Deux des objectifs de la démarche de l’Habitat participatif sont le développement d’une capacité d’autogestion et l’émergence d’un esprit coopératif parmi les voisins. Cette conscience collective se construit pendant la phase de programmation et de conception architecturale du projet. L’expérience de comprendre et de pouvoir décider ensemble permet l'émergence d'un sentiment d’appartenance à un groupe et rassure. Le projet du « vivre ensemble autrement » commence réellement à ce moment.
Le pouvoir décisionnel du groupe des habitants pendant ces phases sera déterminé par leur capacité à absorber un nombre important d’informations techniques et organisationnelles. Le rôle de l’accompagnateur consiste à préparer ces informations et à les rendre accessibles à tous. Néanmoins, il restera toujours des personnes qui ne seront pas à l’aise avec les problèmes techniques ou opérationnels. C’est ici que le collectif intervient par la mise en place d'une répartition des tâches adaptée à chacun et par la confiance des uns dans les compétences des autres. Sans cette confiance, les groupes courent le risque de se disloquer à la première difficulté ou suite à une incompréhension face à un détail ou à une contrainte technique.
En conclusion, nous pouvons affirmer que la présence des habitants pendant les processus de planification est fondamentale pour l’émergence d’un état d’esprit coopératif et la création d’une nouvelle confiance entre voisins. Et en même temps, cette confiance doit déjà être présente pour assurer un bon développement de ces séquences techniques dès leur lancement. Pour cette raison, nous constatons la nécessité de bien construire la cohésion du groupe ainsi que sa capacité à prendre des décisions bien en amont des phases opérationnelles.
4 - Un environnement favorable
Les porteurs de projets ne disposent pas de la même puissance et infrastructure que les acteurs conventionnels du logement. Leur réussite dépend souvent d’un soutien actif des collectivités. Ce soutien passe évidemment par une reconnaissance de l’utilité sociale de la démarche. Un autre partenaire indispensable est souvent l’aménageur public qui adapte les processus aux conditions particulières de l’Habitat participatif. Enfin, les professionnels doivent également intégrer les particularités de ces projets. Nous pensons notamment aux architectes qui proposent des méthodes de conception partagée.

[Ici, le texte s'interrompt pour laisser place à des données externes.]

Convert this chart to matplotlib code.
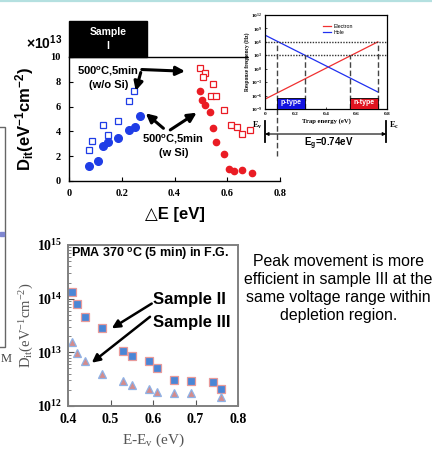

Les bailleurs sociaux, banques, notaires et assureurs sont également sollicités.
Ce n’est que quand l’ensemble des acteurs se met à l’écoute des besoins et attentes des habitants que les projets pourront développer l’intégralité du potentiel de la démarche participative.
Généralement, les membres d’un collectif participent à un tel projet pour la première fois et ne disposent pas forcément de compétences particulières dans les domaines de l’ingénierie sociale ou immobilière. La question se posera un jour : quelles sont les compétences nécessaires pour développer un tel projet et de quelles compétences disposons nous ? Ce bilan mène souvent à la décision de faire appel à un accompagnement professionnel.
L’expérience allemande, pays où l’Habitat participatif est aujourd’hui une pratique courante, démontre sans ambiguïté l’intérêt de l’intervention des professionnels auprès des groupes. Sa présence et ses expériences sécurisent les processus et multiplient ainsi le taux de réussite. D’autre part, elle procurent un véritable confort opérationnel au collectif qui libère de l’espace pour se concentre sur le projet social et les usages de leur futur cadre de vie. En fonction des priorités du collectif, l’accompagnement peut être assuré par un opérateur conventionnel (promoteur ou bailleur social) ou par des structures spécialisées comme Toits de Choix.